Must be developed on dsmlp-login as it's coupled to that system
start-cluster.sh
and stop-cluster.sh
are meant to run as kubernetes lifecycle hooks to start and stop the cluster as the pod starts
The cluster and master/worker nodes may be configured via the following environment variables.

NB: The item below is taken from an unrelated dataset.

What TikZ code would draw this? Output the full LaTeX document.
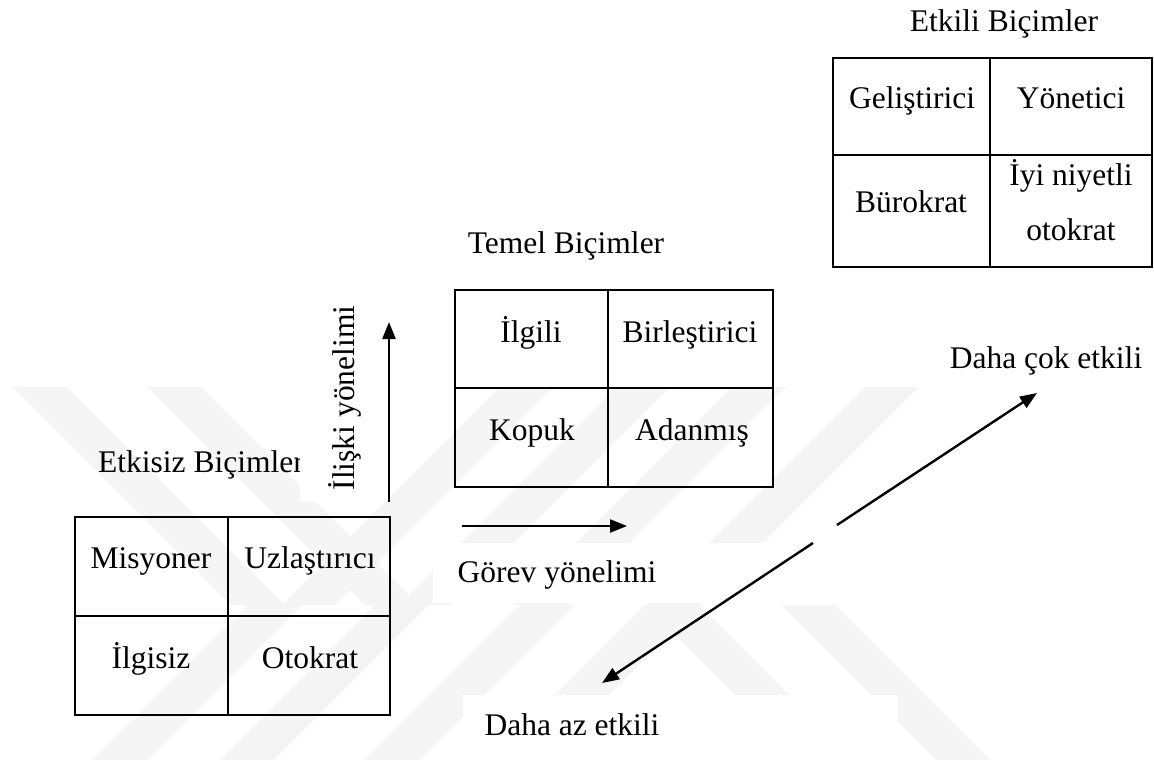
\documentclass[tikz,border=0pt]{standalone}
\usepackage{fontspec}
\setmainfont{Liberation Serif}
\usetikzlibrary{arrows.meta}
\usetikzlibrary{positioning}

\newcommand{\celltext}{\fontsize{31.5}{55}\selectfont}

\tikzset{
  grid/.style={draw=black, line width=2.4pt},
  lbl/.style={font=\celltext, inner sep=0pt, anchor=base},
  arr/.style={line width=2.4pt, -{Triangle[length=17pt,width=13pt]}},
  band/.style={fill=black!4, draw=none},
  cover/.style={fill=white, draw=none},
}

\begin{document}
\begin{tikzpicture}[x=1pt, y=-1pt]
\useasboundingbox (0,0) rectangle (1154,760);

% faint watermark, upper half
\begin{scope}
  \clip (0,387) rectangle (1154,605);
  \foreach \a in {13,147}
    \fill[band] (\a,387) -- ++(54,0) -- ++(218,218) -- ++(-54,0) -- cycle;
  \foreach \a in {500,616,732,865}
    \fill[band] (\a,387) -- ++(54,0) -- ++(-218,218) -- ++(-54,0) -- cycle;
\end{scope}
% faint watermark, lower half
\begin{scope}
  \clip (0,605) rectangle (1154,760);
  \foreach \a in {248,375,520,645}
    \fill[band] (\a,605) -- ++(54,0) -- ++(-155,155) -- ++(-54,0) -- cycle;
  \foreach \a in {645,781}
    \fill[band] (\a,605) -- ++(54,0) -- ++(155,155) -- ++(-54,0) -- cycle;
\end{scope}

\node[lbl, anchor=base west] (etkisiz) at (98,472) {Etkisiz Biçimler};

% white boxes behind the labels
\fill[cover] (300,300) rectangle (380,502);
\fill[cover] (433,543) rectangle (800,603);
\fill[cover] (463,695) rectangle (898,760);

% labels
\node[lbl] (etkili) at (1004,32) {Etkili Biçimler};
\node[lbl] (temel) at (566,253) {Temel Biçimler};
\node[lbl, rotate=90] (iliski) at (354,398) {İlişki yönelimi};
\node[lbl] (gorev) at (557,582) {Görev yönelimi};
\node[lbl] (cok) at (1046,368) {Daha çok etkili};
\node[lbl] (az) at (572,735) {Daha az etkili};

% etkisiz bicimler
\draw[grid] (75,517) rectangle (390,715);
\draw[grid] (228,517) -- (228,715) (75,616) -- (390,616);
\node[lbl] (misyoner) at (151,568) {Misyoner};
\node[lbl] (uzlastirici) at (310,568) {Uzlaştırıcı};
\node[lbl] (ilgisiz) at (151,668) {İlgisiz};
\node[lbl] (otokrat) at (310,668) {Otokrat};

% temel bicimler
\draw[grid] (455,290) rectangle (773,487);
\draw[grid] (608,290) -- (608,487) (455,388) -- (773,388);
\node[lbl] (ilgili) at (531,342) {İlgili};
\node[lbl] (birlestirici) at (690,342) {Birleştirici};
\node[lbl] (kopuk) at (532,440) {Kopuk};
\node[lbl] (adanmis) at (692,440) {Adanmış};

% etkili bicimler
\draw[grid] (833,58) rectangle (1152,267);
\draw[grid] (990,58) -- (990,267) (833,155) -- (1152,155);
\node[lbl] (gelistirici) at (912,108) {Geliştirici};
\node[lbl] (yonetici) at (1071,108) {Yönetici};
\node[lbl] (burokrat) at (911,212) {Bürokrat};
\node[lbl, align=center] (iyiniyetli) at (1071,240) {İyi niyetli\\otokrat};

% arrows
\coordinate (iliskialt) at (389,502);
\coordinate (iliskiust) at (389,322);
\coordinate (gorevbas) at (462,526);
\coordinate (gorevuc) at (627,526);
\coordinate (merkezust) at (837,525);
\coordinate (cokuc) at (1037,393);
\coordinate (merkezalt) at (813,543);
\coordinate (azuc) at (602,683);

\draw[arr] (iliskialt) -- (iliskiust);
\draw[arr] (gorevbas) -- (gorevuc);
\draw[arr] (merkezust) -- (cokuc);
\draw[arr] (merkezalt) -- (azuc);
\end{tikzpicture}
\end{document}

SPARK_CHART_NAME : Helm chart used to instantiate Spark cluster : Default =
SPARK_CLUSTER_IMAGE_REGISTRY
: Default = ghcr.io
SPARK_CLUSTER_IMAGE_REPO ucsd-ets/spark-node
: Default = ucsd-ets/spark-node
SPARK_CLUSTER_IMAGE_TAG
: Default = fa22-3
SPARK_CLUSTER_MASTER_CPU
: Number of CPU cores assigned to Master node (sets kubernetes request&limit)
: Default = 2
SPARK_CLUSTER_MASTER_MEM
: Memory assigned to Master node (sets kubernetes request&limit)
: Default = 8G
SPARK_CLUSTER_WORKER_CPU
: Number of CPU cores assigned to Worker nodes (sets kubernetes request&limit)
: Default = 2
SPARK_CLUSTER_WORKER_MEM
: Memory assigned to Worker node (sets kubernetes request&limit)
: Default = 20G
SPARK_CLUSTER_WORKER_APP_MEM
: Spark application memory limit (should be ~2GB less than WORKER_MEM)
: Default = 18G
SPARK_CLUSTER_REPLICAS
: Number of worker nodes to start up
: Default = 3
SPARK_CLUSTER_RUNASGROUP
: Primary Unix group ID assigned to cluster nodes
: Default value: 0
SPARK_CLUSTER_FSGROUP
: Supplemental Unix group ID assigned to cluster nodes
: Default value: 0